Watching her die and being completely and totally unable to do anything about
it. I thought of my mother and how she had watched her best friend die slowly
over the last few years and how before that another one of her friends had died
a fairly slow and painful death. My mother is a very small woman and I don’t
know how she manages to bare the weight of it all. We were talking and she said
that Janet only had a few weeks left of being lucid before the drugs took their
toll. “She will probably die of a chest infection. The cancer doesn’t get them,
their immune system is weakened and something else gets in”. Her voice was
almost totally empty, I say almost because in the depths you could hear resignation
and a deep, deep sadness.
Christmas day was one of the best Christmas’s I’ve ever had.
There was food and 4 generations of my family around the table and hardly any
ring ins. Just my sister and her kids one of whom has a kid of their own (my
grand nephew), my cousin, my folks and I. There was a retarded amount of food
and all I did all day was smoke joints, eat ridiculous amounts of food and fall
asleep in my chair. I also pooped a lot. I think I ate too much food which I
didn’t know was a thing. I felt fat happy and content for most of the day. It
was nice.
On boxing day one of my other cousins came out and stayed
the night at my parents house. He’s a weird kid, I can’t deny it. Sometimes I
think he might have a learning disability and other times I think he might be
one of the most profound people I’ve ever met. One time we went to the pool
together and I said that I hated pissing in the pool because I felt like I was
just pissing my pants. He sat there quiet for a moment and then said, with all
solemnity, “It’s not just your pants you’re pissing though is it, it’s every
one else’s”. From that moment on I took great pleasure in pissing in the pool,
knowing full well that I’m not just pissing my own pants.
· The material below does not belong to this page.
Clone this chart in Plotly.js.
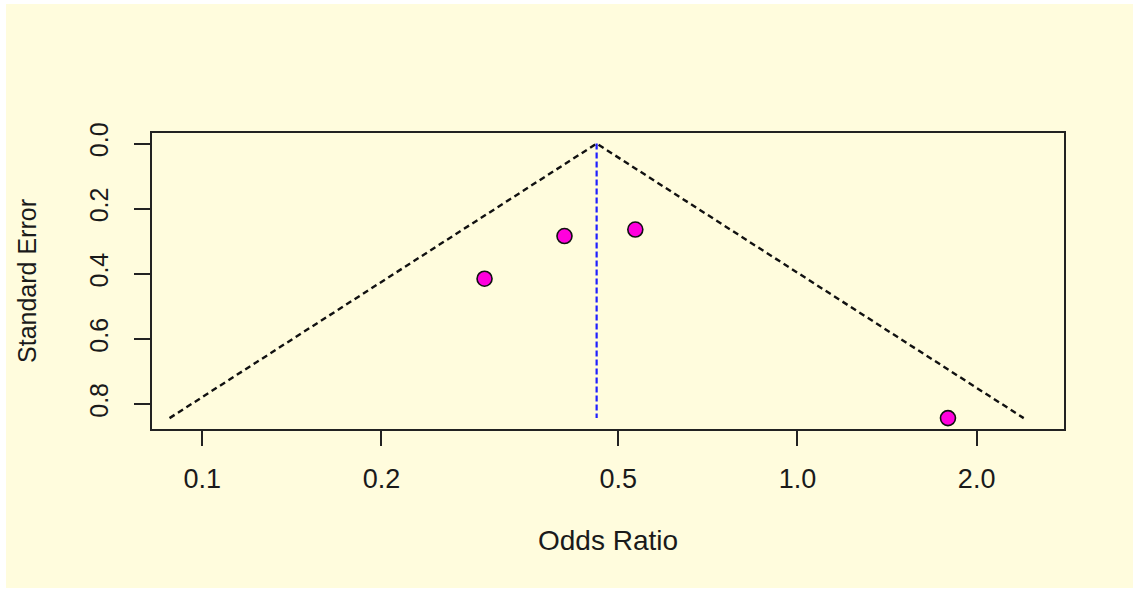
<!DOCTYPE html>
<html>
<head>
<meta charset="utf-8">
<script src="https://cdn.plot.ly/plotly-3.0.1.min.js"></script>
<style>
  html, body { margin: 0; padding: 0; background: #ffffff; }
  #chart { position: absolute; left: 6px; top: 4px; width: 1127px; height: 584px; }
</style>
</head>
<body>
<div id="chart"></div>
<script>
// Study-level effect sizes (odds ratios) and their standard errors
const oddsRatios = [0.298, 0.406, 0.534, 1.79];
const standardErrors = [0.415, 0.284, 0.264, 0.843];

// Axis ticks
const xTickVals = [0.1, 0.2, 0.5, 1.0, 2.0];
const xTickText = ["0.1", "0.2", "0.5", "1.0", "2.0"];
const yTickVals = [0.0, 0.2, 0.4, 0.6, 0.8];
const yTickText = ["0.0", "0.2", "0.4", "0.6", "0.8"];

// Fixed-effect (inverse-variance) pooled log odds ratio
let wSum = 0, wxSum = 0;
for (let i = 0; i < oddsRatios.length; i++) {
  const w = 1 / (standardErrors[i] * standardErrors[i]);
  wSum += w;
  wxSum += w * Math.log(oddsRatios[i]);
}
const pooledLog = wxSum / wSum;
const pooled = Math.exp(pooledLog);
const seMax = Math.max(...standardErrors);

// Pseudo 95% confidence region
const funnelX = [
  Math.exp(pooledLog - 1.96 * seMax),
  pooled,
  Math.exp(pooledLog + 1.96 * seMax)
];
const funnelY = [seMax, 0, seMax];

const textColor = "#1a1a1a";
const fontFamily = "Liberation Sans, Arial, sans-serif";

const traces = [
  {
    x: funnelX, y: funnelY, type: "scatter", mode: "lines",
    line: { color: "#111111", width: 2.4, dash: "6px,4px" },
    hoverinfo: "skip", showlegend: false
  },
  {
    x: [pooled, pooled], y: [0, seMax], type: "scatter", mode: "lines",
    line: { color: "#1f1fff", width: 2.2, dash: "6px,3px" },
    hoverinfo: "skip", showlegend: false
  },
  {
    x: oddsRatios, y: standardErrors, type: "scatter", mode: "markers",
    marker: { color: "#ff00dd", size: 15, line: { color: "#111111", width: 1.6 } },
    showlegend: false
  }
];

const layout = {
  width: 1127, height: 584,
  paper_bgcolor: "#fffcdd",
  plot_bgcolor: "#fffcdd",
  margin: { l: 146, r: 69, t: 129, b: 159 },
  font: { family: fontFamily, color: textColor },
  xaxis: {
    type: "log",
    range: [-1.0845, 0.4478],
    tickvals: xTickVals, ticktext: xTickText,
    ticks: "outside", ticklen: 15, tickwidth: 2, tickcolor: "#222222",
    ticklabelstandoff: 10,
    tickfont: { size: 27, color: textColor },
    showgrid: false, zeroline: false,
    showline: true, linecolor: "#222222", linewidth: 2, mirror: true,
    title: { text: "Odds Ratio", font: { size: 28, color: textColor }, standoff: 37 }
  },
  yaxis: {
    range: [0.8764, -0.0325],
    tickvals: yTickVals, ticktext: yTickText,
    tickangle: -90,
    ticks: "outside", ticklen: 16, tickwidth: 2, tickcolor: "#222222",
    ticklabelstandoff: 16,
    tickfont: { size: 25, color: textColor },
    showgrid: false, zeroline: false,
    showline: true, linecolor: "#222222", linewidth: 2, mirror: true,
    title: { text: "Standard Error", font: { size: 25, color: textColor }, standoff: 41 }
  }
};

Plotly.newPlot("chart", traces, layout, { displayModeBar: false, staticPlot: true });
</script>
</body>
</html>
Anyway, so this time
we hung out and at one stage we were hanging out watching the ducks. I looked
over at him and his brow was furrowed like he was thinking deeply. “What’s up?”
I asked him. “Have you ever wondered what a duck would look like with a
monobrow?” he asked. I wondered how he had arrived at that particular platform
on his train of thought, had he started with regular hair and worked his way
down or had he started at eyebrows and then thought ‘Ah ha, monobrow, fucking nailed it”. Anyway, he had stayed the
night and in the morning we were sitting with my mother having a cuppa when we
heard the front gate clang open, my ma went around the corner to investigate
and then we heard her call “Boys, can you come and help” so we leapt up and ran
around and there was my mothers neighbour bawling her eyes out with a dead dog
in her arms. My cousin bravely took the dog from her arms and I ran to grab an
old sheet to wrap it in. My mother drove her neighbour to the local vet where
the neighbour insisted that the vet listen to its heart in case it was just
unconscious. There was no hope, the dog was well and truly dead. I could tell
before they left by the tiny bugs that had stuck to its eyeballs.
So that’s my Christmas, bookended by death, with babies and
food in between. We still have no idea what killed the dog.